Matt Jones’s Jonesin’ Crossword, “The Secret Ingredient” – Derek’s write-up
As Matt churns out a seemingly endless number of puzzle theme ideas, I can imagine him in the kitchen preparing a recipe, which undoubtedly contained a certain spice:
- 17A [Get a message across] COMMUNICATE
- 20A [Location of Ball State University] MUNCIE, INDIANA – A gimme for me! This is about 2 hours from my front porch!
- 38A [It’s equal to the sum of the two before it] FIBONACCI NUMBER
- 55A [Durational patterns in music] RHYTHMIC UNITS
- 61A [And your secret ingredient is …] GROUND CUMIN
Cleanly done. All are different anagrams of CUMIN, and now I am getting hungry! Sorry for the late post, but it has been a busy couple of days. Those holiday weeks! A solid 4.5 stars for Matt this week.
Some more stuff:
- 1A [American realist art school] ASHCAN – I had an error in the grid here; I blanked on this name. I am not comfortable with art; mainly because I am highly uncultured.
- 32A [Went on an unfriending spree, maybe] PURGED – I need to do this to my social media accounts. Too many posts to keep up with!
- 66A [“Red Rocks” city of Arizona] SEDONA – I know some people with a cabin out there. I should take them up on the winter vacation offer!
- 3D [“Let me think …”] HMMM – Also part of my error. I thought it might be MMMM. It would have worked!
- 12D [Sultanate on the South China Sea] BRUNEI – Isn’t this Sultan the richest dude in the world?
- 28D [Multiple-choice question choices, perhaps] ABCDE – I had A, B OR C. This also would have worked!
- 52D [___ forth] AND SO – This makes me think of the Billy Joel song And So It Goes, which would be a great musical clue for the Muller Music Meta, which came out yesterday!
- 58D [Pool props] CUES – Oh, THAT pool! I admit: I was a little fooled. Have I mentioned I’m tired?

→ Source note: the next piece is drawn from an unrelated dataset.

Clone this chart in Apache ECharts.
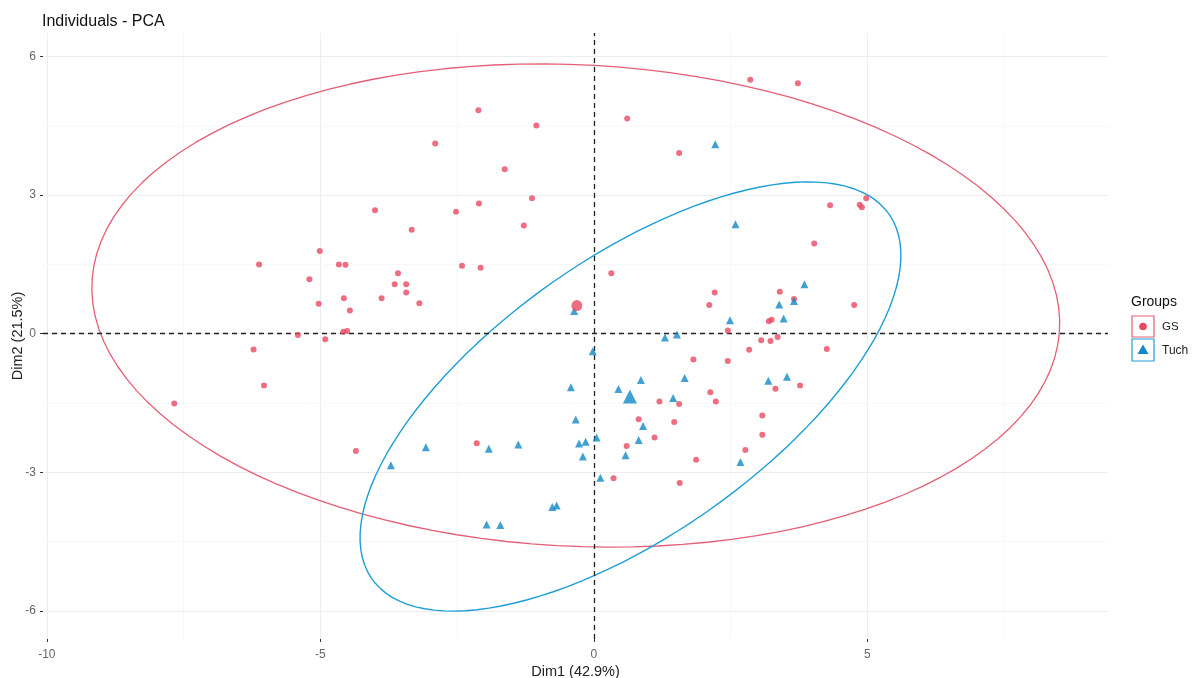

It is late in the day Tuesday; I think I am going to bed soon! Here’s some music to enjoy:
Emily Ludolph & Jeff Chen’s LA Times crossword – Derek’s write-up
I am getting to the blog post late today, and now I am a little sad that I am, because this may be a debut puzzle by Emily Ludolph. Her name is not in the comprehensive name database used to tag these posts, so if this is in fact a debut, congrats! Knowing Jeff as I do, he is great with working with constructors. We have even been kicking a few ideas around, so who knows when our collaborations will see the light of day. But enough about me!
Today’s LAT is all about invisible things, which are tied together in the clues:
- 18A [Invisible impediment in the workplace] GLASS CEILING
- 58A [Invisible impediment in the sky] SOUND BARRIER
- 12D [Invisible impediment in the theater] FOURTH WALL
- 29D [Invisible impediment in science fiction] FORCE FIELD
I would call this a timely theme, since between the US Women’s soccer team poised for another World Cup victory, and with several highly capable females vying for the presidency, the GLASS CEILING looks like it is in serious threat. Time will tell, but I enjoyed this puzzle. Looking forward to more from both of these folks! 4.3 stars.
A few more things:
- 1A [Former NFL running back Jennings who won “Dancing With the Stars” in 2017] RASHAD – I remember this player. I don’t remember watching him dance, though.
- 21A [Solar phenomena] SUN SPOTS – This is my explanation for anything that doesn’t work
- 31A [Average schlub] JOE SCHMO – Great entry. This has not appeared in a NYT, per Jeff’s site xwordinfo.com that he helps maintain.
- 50A [“Reservoir Dogs” co-star Harvey] KEITEL – I liked him in Pulp Fiction, also a Tarantino film, I believe.
- 5D [Marketing jargon] AD SPEAK – Another great answer. I had AD SLANG and AD LINGO in at first, but I was tired. That’s my story and I am sticking to it!
- 30D [Packaged buy including shower curtain, towels, etc.] BATH SET – Another great entry, with only one NYT occurrence.
- 38D [Slalom setting] SKI SLOPE – Not a place I want to be, and less so as I get older.
- 43D [Producer of curls] HOT IRON – I remember hot combs being around when I was younger, but I only have one sister and no daughters, I am not usually around curling irons. It’s much safer that way!
Congrats again! And enjoy the day off later this week!